(Your instructions):
Copy from the first line below down to and including the line with "(640,1518) rectangle (685,3520);". Skip the pictures.

(Provided data):
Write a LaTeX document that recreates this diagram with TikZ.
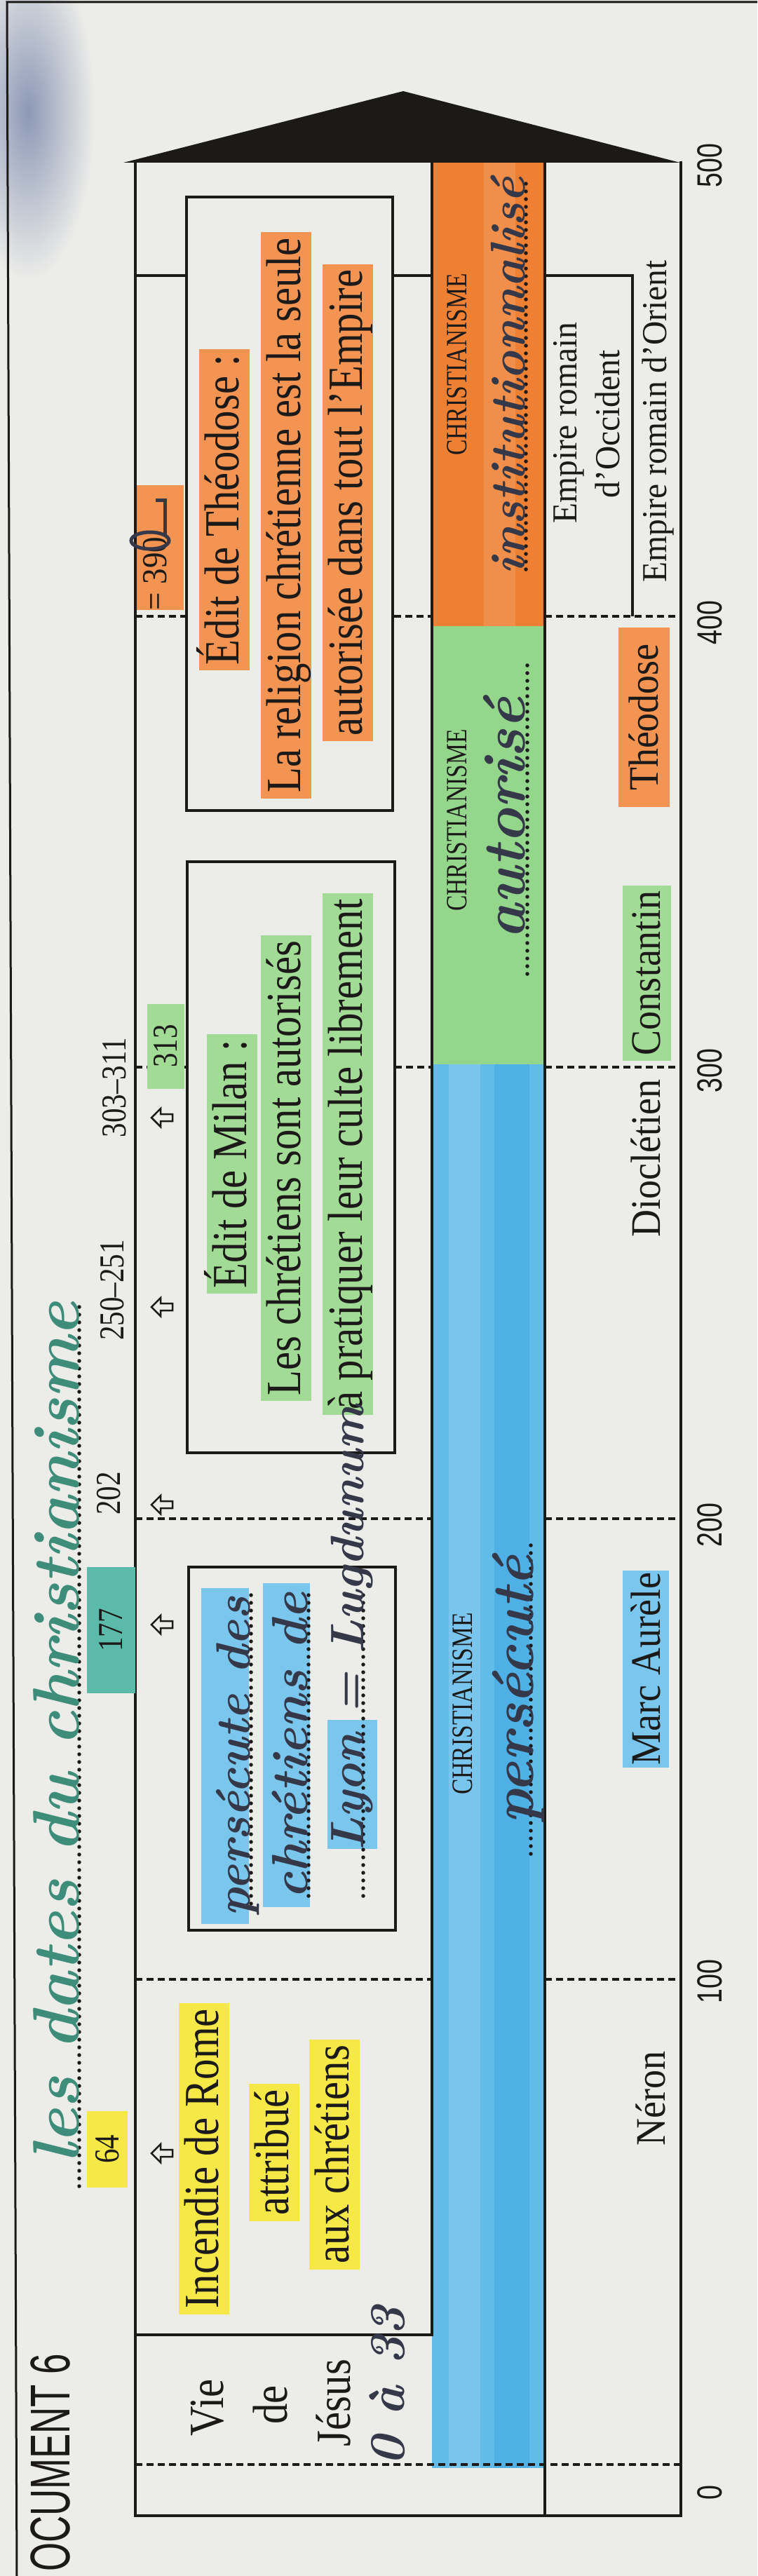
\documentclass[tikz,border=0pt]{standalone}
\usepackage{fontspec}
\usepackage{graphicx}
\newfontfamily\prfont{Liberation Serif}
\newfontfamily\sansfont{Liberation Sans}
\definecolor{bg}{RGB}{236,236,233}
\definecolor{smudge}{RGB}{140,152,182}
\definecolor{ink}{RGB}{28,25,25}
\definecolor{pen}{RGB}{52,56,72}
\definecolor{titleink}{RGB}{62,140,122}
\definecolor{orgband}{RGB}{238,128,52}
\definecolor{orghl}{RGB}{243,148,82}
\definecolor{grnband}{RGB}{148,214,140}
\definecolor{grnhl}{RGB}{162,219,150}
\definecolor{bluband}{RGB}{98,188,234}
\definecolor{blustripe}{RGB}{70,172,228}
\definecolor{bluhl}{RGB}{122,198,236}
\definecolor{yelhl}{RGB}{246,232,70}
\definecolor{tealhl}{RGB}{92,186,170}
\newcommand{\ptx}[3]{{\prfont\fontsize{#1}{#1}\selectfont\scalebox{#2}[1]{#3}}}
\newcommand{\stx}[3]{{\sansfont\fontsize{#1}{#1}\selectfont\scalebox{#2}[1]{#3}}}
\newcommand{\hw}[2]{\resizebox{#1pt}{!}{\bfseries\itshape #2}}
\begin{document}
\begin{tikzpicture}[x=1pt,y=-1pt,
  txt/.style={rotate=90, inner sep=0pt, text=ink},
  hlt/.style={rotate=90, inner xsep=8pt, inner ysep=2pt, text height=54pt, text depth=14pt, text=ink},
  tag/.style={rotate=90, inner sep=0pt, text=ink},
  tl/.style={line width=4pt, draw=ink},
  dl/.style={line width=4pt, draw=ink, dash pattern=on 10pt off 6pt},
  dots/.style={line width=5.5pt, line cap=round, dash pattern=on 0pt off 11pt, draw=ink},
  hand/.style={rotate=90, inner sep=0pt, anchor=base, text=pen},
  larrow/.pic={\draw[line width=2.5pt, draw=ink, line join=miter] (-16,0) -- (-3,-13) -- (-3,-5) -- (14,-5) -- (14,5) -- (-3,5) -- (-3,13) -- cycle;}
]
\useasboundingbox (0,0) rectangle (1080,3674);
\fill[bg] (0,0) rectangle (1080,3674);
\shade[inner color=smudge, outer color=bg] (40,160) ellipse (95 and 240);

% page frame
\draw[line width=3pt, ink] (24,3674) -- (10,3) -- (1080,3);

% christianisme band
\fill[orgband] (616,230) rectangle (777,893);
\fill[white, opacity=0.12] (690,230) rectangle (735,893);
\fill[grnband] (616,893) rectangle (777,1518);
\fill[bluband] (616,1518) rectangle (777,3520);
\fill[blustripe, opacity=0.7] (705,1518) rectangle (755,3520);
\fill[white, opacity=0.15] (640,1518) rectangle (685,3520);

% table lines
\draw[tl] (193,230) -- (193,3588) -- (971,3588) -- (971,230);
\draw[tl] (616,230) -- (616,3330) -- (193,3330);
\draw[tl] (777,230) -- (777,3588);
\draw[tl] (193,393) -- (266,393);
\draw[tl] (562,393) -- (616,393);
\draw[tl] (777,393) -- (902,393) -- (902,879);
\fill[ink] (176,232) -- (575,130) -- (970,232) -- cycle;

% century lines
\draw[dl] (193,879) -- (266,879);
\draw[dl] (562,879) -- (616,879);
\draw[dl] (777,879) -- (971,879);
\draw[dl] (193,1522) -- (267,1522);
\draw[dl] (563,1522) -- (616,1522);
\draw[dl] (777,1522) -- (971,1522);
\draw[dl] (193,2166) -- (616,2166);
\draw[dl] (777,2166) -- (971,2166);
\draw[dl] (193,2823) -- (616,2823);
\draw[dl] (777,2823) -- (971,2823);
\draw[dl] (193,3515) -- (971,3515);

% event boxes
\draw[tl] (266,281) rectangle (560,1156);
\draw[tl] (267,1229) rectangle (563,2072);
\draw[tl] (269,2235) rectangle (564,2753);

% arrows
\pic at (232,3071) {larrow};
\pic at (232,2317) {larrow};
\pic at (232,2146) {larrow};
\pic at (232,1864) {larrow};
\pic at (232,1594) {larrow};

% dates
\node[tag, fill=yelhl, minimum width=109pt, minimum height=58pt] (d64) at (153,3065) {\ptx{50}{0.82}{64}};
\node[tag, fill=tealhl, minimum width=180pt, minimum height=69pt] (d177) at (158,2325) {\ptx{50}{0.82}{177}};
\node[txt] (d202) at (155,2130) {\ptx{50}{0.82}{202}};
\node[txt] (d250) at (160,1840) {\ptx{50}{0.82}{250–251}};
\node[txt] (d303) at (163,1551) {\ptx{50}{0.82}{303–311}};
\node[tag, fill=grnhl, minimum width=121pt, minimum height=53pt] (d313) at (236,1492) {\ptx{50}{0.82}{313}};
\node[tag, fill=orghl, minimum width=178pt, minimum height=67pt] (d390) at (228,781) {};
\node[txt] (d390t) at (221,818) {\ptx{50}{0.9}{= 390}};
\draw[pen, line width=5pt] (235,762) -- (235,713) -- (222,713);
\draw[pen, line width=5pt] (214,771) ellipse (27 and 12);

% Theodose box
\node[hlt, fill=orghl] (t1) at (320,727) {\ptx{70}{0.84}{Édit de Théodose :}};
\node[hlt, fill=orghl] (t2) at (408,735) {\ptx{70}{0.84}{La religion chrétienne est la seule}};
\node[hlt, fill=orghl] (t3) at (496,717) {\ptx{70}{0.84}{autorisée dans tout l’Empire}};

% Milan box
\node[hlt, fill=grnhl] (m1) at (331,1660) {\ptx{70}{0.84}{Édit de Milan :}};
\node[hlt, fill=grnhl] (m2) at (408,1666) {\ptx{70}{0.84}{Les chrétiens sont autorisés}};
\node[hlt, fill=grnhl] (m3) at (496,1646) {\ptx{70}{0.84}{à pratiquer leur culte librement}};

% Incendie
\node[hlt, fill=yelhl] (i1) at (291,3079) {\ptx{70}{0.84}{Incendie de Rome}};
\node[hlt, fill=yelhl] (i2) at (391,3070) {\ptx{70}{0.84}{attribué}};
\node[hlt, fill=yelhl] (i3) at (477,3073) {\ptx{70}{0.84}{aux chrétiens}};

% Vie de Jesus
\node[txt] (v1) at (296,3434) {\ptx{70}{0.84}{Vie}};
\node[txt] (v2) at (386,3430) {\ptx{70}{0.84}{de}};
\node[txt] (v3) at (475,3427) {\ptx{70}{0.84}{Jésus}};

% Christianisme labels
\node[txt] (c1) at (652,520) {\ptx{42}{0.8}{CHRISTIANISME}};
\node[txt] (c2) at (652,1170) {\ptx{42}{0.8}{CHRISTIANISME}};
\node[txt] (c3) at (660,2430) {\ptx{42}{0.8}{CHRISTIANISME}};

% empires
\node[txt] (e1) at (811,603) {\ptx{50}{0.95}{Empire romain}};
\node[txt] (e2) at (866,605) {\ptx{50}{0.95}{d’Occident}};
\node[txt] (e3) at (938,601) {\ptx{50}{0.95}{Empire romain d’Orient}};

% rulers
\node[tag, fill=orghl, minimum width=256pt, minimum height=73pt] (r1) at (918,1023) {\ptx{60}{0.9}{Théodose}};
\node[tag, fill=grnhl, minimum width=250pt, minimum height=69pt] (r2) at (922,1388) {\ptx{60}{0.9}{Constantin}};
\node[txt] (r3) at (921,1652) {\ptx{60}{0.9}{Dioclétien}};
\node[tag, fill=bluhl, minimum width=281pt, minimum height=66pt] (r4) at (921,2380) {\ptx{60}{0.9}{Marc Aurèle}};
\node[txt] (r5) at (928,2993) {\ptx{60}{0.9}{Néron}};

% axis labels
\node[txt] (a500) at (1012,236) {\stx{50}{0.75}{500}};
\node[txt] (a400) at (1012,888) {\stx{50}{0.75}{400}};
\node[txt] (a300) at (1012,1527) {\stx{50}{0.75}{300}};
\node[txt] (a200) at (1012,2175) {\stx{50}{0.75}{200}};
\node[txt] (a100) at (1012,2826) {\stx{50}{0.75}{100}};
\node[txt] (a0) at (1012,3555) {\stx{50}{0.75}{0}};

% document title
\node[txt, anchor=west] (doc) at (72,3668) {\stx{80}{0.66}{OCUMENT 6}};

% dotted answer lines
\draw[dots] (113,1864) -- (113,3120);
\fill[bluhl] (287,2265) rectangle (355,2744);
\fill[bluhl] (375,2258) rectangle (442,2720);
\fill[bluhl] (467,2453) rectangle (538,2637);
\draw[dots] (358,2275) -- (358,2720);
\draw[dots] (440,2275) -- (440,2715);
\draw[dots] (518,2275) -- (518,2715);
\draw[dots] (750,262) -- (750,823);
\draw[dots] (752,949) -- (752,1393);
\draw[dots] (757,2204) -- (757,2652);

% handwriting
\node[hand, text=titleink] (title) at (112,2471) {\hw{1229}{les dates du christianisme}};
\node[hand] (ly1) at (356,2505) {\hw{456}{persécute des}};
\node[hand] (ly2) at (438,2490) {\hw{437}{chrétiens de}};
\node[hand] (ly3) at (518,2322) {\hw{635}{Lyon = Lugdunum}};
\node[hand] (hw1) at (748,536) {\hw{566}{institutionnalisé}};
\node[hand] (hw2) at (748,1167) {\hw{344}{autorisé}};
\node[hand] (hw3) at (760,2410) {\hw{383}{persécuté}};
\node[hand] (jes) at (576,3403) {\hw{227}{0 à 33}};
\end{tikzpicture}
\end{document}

(Written response):
Write a LaTeX document that recreates this diagram with TikZ.
\documentclass[tikz,border=0pt]{standalone}
\usepackage{fontspec}
\usepackage{graphicx}
\newfontfamily\prfont{Liberation Serif}
\newfontfamily\sansfont{Liberation Sans}
\definecolor{bg}{RGB}{236,236,233}
\definecolor{smudge}{RGB}{140,152,182}
\definecolor{ink}{RGB}{28,25,25}
\definecolor{pen}{RGB}{52,56,72}
\definecolor{titleink}{RGB}{62,140,122}
\definecolor{orgband}{RGB}{238,128,52}
\definecolor{orghl}{RGB}{243,148,82}
\definecolor{grnband}{RGB}{148,214,140}
\definecolor{grnhl}{RGB}{162,219,150}
\definecolor{bluband}{RGB}{98,188,234}
\definecolor{blustripe}{RGB}{70,172,228}
\definecolor{bluhl}{RGB}{122,198,236}
\definecolor{yelhl}{RGB}{246,232,70}
\definecolor{tealhl}{RGB}{92,186,170}
\newcommand{\ptx}[3]{{\prfont\fontsize{#1}{#1}\selectfont\scalebox{#2}[1]{#3}}}
\newcommand{\stx}[3]{{\sansfont\fontsize{#1}{#1}\selectfont\scalebox{#2}[1]{#3}}}
\newcommand{\hw}[2]{\resizebox{#1pt}{!}{\bfseries\itshape #2}}
\begin{document}
\begin{tikzpicture}[x=1pt,y=-1pt,
  txt/.style={rotate=90, inner sep=0pt, text=ink},
  hlt/.style={rotate=90, inner xsep=8pt, inner ysep=2pt, text height=54pt, text depth=14pt, text=ink},
  tag/.style={rotate=90, inner sep=0pt, text=ink},
  tl/.style={line width=4pt, draw=ink},
  dl/.style={line width=4pt, draw=ink, dash pattern=on 10pt off 6pt},
  dots/.style={line width=5.5pt, line cap=round, dash pattern=on 0pt off 11pt, draw=ink},
  hand/.style={rotate=90, inner sep=0pt, anchor=base, text=pen},
  larrow/.pic={\draw[line width=2.5pt, draw=ink, line join=miter] (-16,0) -- (-3,-13) -- (-3,-5) -- (14,-5) -- (14,5) -- (-3,5) -- (-3,13) -- cycle;}
]
\useasboundingbox (0,0) rectangle (1080,3674);
\fill[bg] (0,0) rectangle (1080,3674);
\shade[inner color=smudge, outer color=bg] (40,160) ellipse (95 and 240);

% page frame
\draw[line width=3pt, ink] (24,3674) -- (10,3) -- (1080,3);

% christianisme band
\fill[orgband] (616,230) rectangle (777,893);
\fill[white, opacity=0.12] (690,230) rectangle (735,893);
\fill[grnband] (616,893) rectangle (777,1518);
\fill[bluband] (616,1518) rectangle (777,3520);
\fill[blustripe, opacity=0.7] (705,1518) rectangle (755,3520);
\fill[white, opacity=0.15] (640,1518) rectangle (685,3520);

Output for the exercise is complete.